Data provided:
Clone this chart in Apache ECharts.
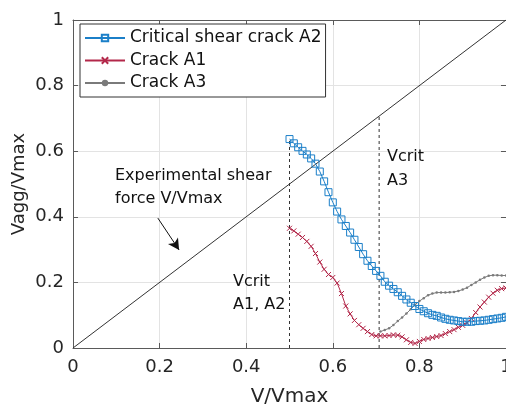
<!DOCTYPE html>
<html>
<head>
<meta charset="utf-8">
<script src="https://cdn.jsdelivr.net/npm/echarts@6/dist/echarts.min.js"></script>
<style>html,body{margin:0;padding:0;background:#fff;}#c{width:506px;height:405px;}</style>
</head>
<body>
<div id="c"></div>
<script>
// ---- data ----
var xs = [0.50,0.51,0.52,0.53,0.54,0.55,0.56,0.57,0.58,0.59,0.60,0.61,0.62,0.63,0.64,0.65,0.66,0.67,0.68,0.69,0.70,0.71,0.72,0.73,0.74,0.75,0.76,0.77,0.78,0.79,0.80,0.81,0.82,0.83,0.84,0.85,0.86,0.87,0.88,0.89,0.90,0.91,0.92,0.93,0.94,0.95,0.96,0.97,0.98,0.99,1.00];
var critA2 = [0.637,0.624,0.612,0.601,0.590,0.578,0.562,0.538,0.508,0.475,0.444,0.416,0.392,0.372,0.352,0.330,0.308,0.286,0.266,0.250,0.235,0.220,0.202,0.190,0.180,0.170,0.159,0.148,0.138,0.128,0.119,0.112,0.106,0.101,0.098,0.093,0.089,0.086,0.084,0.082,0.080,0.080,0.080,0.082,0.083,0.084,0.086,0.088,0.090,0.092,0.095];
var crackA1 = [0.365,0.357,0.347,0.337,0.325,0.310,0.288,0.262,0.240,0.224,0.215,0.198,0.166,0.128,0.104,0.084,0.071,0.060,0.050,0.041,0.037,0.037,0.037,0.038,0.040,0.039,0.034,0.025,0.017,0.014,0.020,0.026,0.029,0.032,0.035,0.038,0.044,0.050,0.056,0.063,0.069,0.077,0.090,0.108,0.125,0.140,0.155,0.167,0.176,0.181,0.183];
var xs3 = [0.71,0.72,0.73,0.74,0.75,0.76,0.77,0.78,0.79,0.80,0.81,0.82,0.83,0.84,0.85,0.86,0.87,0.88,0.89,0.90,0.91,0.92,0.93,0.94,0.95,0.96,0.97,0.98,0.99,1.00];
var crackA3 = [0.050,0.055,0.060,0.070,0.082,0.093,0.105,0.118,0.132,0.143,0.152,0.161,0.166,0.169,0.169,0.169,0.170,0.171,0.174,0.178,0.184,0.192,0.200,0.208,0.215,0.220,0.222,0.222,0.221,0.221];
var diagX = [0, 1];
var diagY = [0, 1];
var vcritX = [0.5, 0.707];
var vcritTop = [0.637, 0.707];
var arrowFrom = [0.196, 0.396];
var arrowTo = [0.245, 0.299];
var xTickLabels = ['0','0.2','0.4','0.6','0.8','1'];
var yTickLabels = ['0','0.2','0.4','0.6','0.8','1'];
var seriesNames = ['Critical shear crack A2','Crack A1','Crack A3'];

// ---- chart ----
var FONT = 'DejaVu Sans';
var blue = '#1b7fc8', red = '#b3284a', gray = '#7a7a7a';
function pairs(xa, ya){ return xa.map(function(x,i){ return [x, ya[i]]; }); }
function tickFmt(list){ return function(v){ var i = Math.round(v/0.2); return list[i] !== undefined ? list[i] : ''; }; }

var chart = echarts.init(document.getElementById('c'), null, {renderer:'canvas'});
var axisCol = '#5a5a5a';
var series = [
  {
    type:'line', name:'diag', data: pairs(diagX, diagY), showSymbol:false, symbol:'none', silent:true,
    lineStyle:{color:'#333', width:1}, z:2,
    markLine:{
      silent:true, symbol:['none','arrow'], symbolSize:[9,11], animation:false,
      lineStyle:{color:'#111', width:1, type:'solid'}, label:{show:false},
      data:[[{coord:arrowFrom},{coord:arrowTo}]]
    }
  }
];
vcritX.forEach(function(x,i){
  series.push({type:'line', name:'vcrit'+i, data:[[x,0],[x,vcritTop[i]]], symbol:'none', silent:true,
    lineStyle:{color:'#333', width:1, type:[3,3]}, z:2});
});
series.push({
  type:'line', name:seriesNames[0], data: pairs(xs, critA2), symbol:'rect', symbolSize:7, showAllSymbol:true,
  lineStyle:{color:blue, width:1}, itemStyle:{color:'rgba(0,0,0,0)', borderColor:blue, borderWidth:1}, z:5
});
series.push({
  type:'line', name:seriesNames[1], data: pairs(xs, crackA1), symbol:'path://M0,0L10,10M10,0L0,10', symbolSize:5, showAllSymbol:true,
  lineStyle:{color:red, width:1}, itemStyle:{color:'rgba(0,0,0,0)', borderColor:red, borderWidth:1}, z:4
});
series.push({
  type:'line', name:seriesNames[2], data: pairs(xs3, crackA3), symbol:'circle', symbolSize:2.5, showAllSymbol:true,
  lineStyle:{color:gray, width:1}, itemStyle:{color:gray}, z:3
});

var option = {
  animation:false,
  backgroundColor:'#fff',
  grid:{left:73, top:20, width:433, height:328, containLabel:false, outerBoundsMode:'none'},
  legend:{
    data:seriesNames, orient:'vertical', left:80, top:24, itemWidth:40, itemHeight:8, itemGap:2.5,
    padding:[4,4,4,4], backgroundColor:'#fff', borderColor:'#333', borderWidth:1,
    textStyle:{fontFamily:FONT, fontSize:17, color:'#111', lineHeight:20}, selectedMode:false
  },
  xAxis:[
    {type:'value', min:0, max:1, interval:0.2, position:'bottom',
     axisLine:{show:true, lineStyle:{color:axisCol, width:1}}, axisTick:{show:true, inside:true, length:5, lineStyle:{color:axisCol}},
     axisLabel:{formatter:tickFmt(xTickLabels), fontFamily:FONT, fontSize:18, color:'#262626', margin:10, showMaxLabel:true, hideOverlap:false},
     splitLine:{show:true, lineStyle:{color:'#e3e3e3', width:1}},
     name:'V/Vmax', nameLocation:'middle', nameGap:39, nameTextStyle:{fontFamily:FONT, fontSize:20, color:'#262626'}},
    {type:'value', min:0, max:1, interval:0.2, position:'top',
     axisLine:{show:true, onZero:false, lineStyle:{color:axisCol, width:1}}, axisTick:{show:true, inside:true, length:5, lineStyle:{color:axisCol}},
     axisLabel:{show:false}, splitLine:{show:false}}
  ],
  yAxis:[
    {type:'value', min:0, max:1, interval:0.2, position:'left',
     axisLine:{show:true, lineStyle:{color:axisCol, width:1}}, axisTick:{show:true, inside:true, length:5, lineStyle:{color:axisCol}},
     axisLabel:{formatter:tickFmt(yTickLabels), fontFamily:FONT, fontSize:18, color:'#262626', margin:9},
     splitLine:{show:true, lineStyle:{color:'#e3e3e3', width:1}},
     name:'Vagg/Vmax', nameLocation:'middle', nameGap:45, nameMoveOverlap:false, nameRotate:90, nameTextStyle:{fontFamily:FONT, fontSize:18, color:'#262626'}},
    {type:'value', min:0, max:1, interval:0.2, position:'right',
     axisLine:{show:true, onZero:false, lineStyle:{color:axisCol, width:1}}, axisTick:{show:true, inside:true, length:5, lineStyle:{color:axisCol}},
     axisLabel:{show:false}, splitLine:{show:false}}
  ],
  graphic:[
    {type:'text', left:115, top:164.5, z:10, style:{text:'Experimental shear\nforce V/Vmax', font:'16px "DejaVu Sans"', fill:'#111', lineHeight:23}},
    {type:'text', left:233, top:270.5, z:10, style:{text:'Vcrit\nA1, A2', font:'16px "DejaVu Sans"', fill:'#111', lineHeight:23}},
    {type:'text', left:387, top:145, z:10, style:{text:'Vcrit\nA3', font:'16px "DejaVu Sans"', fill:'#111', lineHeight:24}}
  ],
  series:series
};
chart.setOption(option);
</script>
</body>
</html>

Exercise goal:
Leaving the pictures aside, transcribe the entire listing exactly.

Reply:
Clone this chart in Apache ECharts.
<!DOCTYPE html>
<html>
<head>
<meta charset="utf-8">
<script src="https://cdn.jsdelivr.net/npm/echarts@6/dist/echarts.min.js"></script>
<style>html,body{margin:0;padding:0;background:#fff;}#c{width:506px;height:405px;}</style>
</head>
<body>
<div id="c"></div>
<script>
// ---- data ----
var xs = [0.50,0.51,0.52,0.53,0.54,0.55,0.56,0.57,0.58,0.59,0.60,0.61,0.62,0.63,0.64,0.65,0.66,0.67,0.68,0.69,0.70,0.71,0.72,0.73,0.74,0.75,0.76,0.77,0.78,0.79,0.80,0.81,0.82,0.83,0.84,0.85,0.86,0.87,0.88,0.89,0.90,0.91,0.92,0.93,0.94,0.95,0.96,0.97,0.98,0.99,1.00];
var critA2 = [0.637,0.624,0.612,0.601,0.590,0.578,0.562,0.538,0.508,0.475,0.444,0.416,0.392,0.372,0.352,0.330,0.308,0.286,0.266,0.250,0.235,0.220,0.202,0.190,0.180,0.170,0.159,0.148,0.138,0.128,0.119,0.112,0.106,0.101,0.098,0.093,0.089,0.086,0.084,0.082,0.080,0.080,0.080,0.082,0.083,0.084,0.086,0.088,0.090,0.092,0.095];
var crackA1 = [0.365,0.357,0.347,0.337,0.325,0.310,0.288,0.262,0.240,0.224,0.215,0.198,0.166,0.128,0.104,0.084,0.071,0.060,0.050,0.041,0.037,0.037,0.037,0.038,0.040,0.039,0.034,0.025,0.017,0.014,0.020,0.026,0.029,0.032,0.035,0.038,0.044,0.050,0.056,0.063,0.069,0.077,0.090,0.108,0.125,0.140,0.155,0.167,0.176,0.181,0.183];
var xs3 = [0.71,0.72,0.73,0.74,0.75,0.76,0.77,0.78,0.79,0.80,0.81,0.82,0.83,0.84,0.85,0.86,0.87,0.88,0.89,0.90,0.91,0.92,0.93,0.94,0.95,0.96,0.97,0.98,0.99,1.00];
var crackA3 = [0.050,0.055,0.060,0.070,0.082,0.093,0.105,0.118,0.132,0.143,0.152,0.161,0.166,0.169,0.169,0.169,0.170,0.171,0.174,0.178,0.184,0.192,0.200,0.208,0.215,0.220,0.222,0.222,0.221,0.221];
var diagX = [0, 1];
var diagY = [0, 1];
var vcritX = [0.5, 0.707];
var vcritTop = [0.637, 0.707];
var arrowFrom = [0.196, 0.396];
var arrowTo = [0.245, 0.299];
var xTickLabels = ['0','0.2','0.4','0.6','0.8','1'];
var yTickLabels = ['0','0.2','0.4','0.6','0.8','1'];
var seriesNames = ['Critical shear crack A2','Crack A1','Crack A3'];

// ---- chart ----
var FONT = 'DejaVu Sans';
var blue = '#1b7fc8', red = '#b3284a', gray = '#7a7a7a';
function pairs(xa, ya){ return xa.map(function(x,i){ return [x, ya[i]]; }); }
function tickFmt(list){ return function(v){ var i = Math.round(v/0.2); return list[i] !== undefined ? list[i] : ''; }; }

var chart = echarts.init(document.getElementById('c'), null, {renderer:'canvas'});
var axisCol = '#5a5a5a';
var series = [
  {
    type:'line', name:'diag', data: pairs(diagX, diagY), showSymbol:false, symbol:'none', silent:true,
    lineStyle:{color:'#333', width:1}, z:2,
    markLine:{
      silent:true, symbol:['none','arrow'], symbolSize:[9,11], animation:false,
      lineStyle:{color:'#111', width:1, type:'solid'}, label:{show:false},
      data:[[{coord:arrowFrom},{coord:arrowTo}]]
    }
  }
];
vcritX.forEach(function(x,i){
  series.push({type:'line', name:'vcrit'+i, data:[[x,0],[x,vcritTop[i]]], symbol:'none', silent:true,
    lineStyle:{color:'#333', width:1, type:[3,3]}, z:2});
});
series.push({
  type:'line', name:seriesNames[0], data: pairs(xs, critA2), symbol:'rect', symbolSize:7, showAllSymbol:true,
  lineStyle:{color:blue, width:1}, itemStyle:{color:'rgba(0,0,0,0)', borderColor:blue, borderWidth:1}, z:5
});
series.push({
  type:'line', name:seriesNames[1], data: pairs(xs, crackA1), symbol:'path://M0,0L10,10M10,0L0,10', symbolSize:5, showAllSymbol:true,
  lineStyle:{color:red, width:1}, itemStyle:{color:'rgba(0,0,0,0)', borderColor:red, borderWidth:1}, z:4
});
series.push({
  type:'line', name:seriesNames[2], data: pairs(xs3, crackA3), symbol:'circle', symbolSize:2.5, showAllSymbol:true,
  lineStyle:{color:gray, width:1}, itemStyle:{color:gray}, z:3
});

var option = {
  animation:false,
  backgroundColor:'#fff',
  grid:{left:73, top:20, width:433, height:328, containLabel:false, outerBoundsMode:'none'},
  legend:{
    data:seriesNames, orient:'vertical', left:80, top:24, itemWidth:40, itemHeight:8, itemGap:2.5,
    padding:[4,4,4,4], backgroundColor:'#fff', borderColor:'#333', borderWidth:1,
    textStyle:{fontFamily:FONT, fontSize:17, color:'#111', lineHeight:20}, selectedMode:false
  },
  xAxis:[
    {type:'value', min:0, max:1, interval:0.2, position:'bottom',
     axisLine:{show:true, lineStyle:{color:axisCol, width:1}}, axisTick:{show:true, inside:true, length:5, lineStyle:{color:axisCol}},
     axisLabel:{formatter:tickFmt(xTickLabels), fontFamily:FONT, fontSize:18, color:'#262626', margin:10, showMaxLabel:true, hideOverlap:false},
     splitLine:{show:true, lineStyle:{color:'#e3e3e3', width:1}},
     name:'V/Vmax', nameLocation:'middle', nameGap:39, nameTextStyle:{fontFamily:FONT, fontSize:20, color:'#262626'}},
    {type:'value', min:0, max:1, interval:0.2, position:'top',
     axisLine:{show:true, onZero:false, lineStyle:{color:axisCol, width:1}}, axisTick:{show:true, inside:true, length:5, lineStyle:{color:axisCol}},
     axisLabel:{show:false}, splitLine:{show:false}}
  ],
  yAxis:[
    {type:'value', min:0, max:1, interval:0.2, position:'left',
     axisLine:{show:true, lineStyle:{color:axisCol, width:1}}, axisTick:{show:true, inside:true, length:5, lineStyle:{color:axisCol}},
     axisLabel:{formatter:tickFmt(yTickLabels), fontFamily:FONT, fontSize:18, color:'#262626', margin:9},
     splitLine:{show:true, lineStyle:{color:'#e3e3e3', width:1}},
     name:'Vagg/Vmax', nameLocation:'middle', nameGap:45, nameMoveOverlap:false, nameRotate:90, nameTextStyle:{fontFamily:FONT, fontSize:18, color:'#262626'}},
    {type:'value', min:0, max:1, interval:0.2, position:'right',
     axisLine:{show:true, onZero:false, lineStyle:{color:axisCol, width:1}}, axisTick:{show:true, inside:true, length:5, lineStyle:{color:axisCol}},
     axisLabel:{show:false}, splitLine:{show:false}}
  ],
  graphic:[
    {type:'text', left:115, top:164.5, z:10, style:{text:'Experimental shear\nforce V/Vmax', font:'16px "DejaVu Sans"', fill:'#111', lineHeight:23}},
    {type:'text', left:233, top:270.5, z:10, style:{text:'Vcrit\nA1, A2', font:'16px "DejaVu Sans"', fill:'#111', lineHeight:23}},
    {type:'text', left:387, top:145, z:10, style:{text:'Vcrit\nA3', font:'16px "DejaVu Sans"', fill:'#111', lineHeight:24}}
  ],
  series:series
};
chart.setOption(option);
</script>
</body>
</html>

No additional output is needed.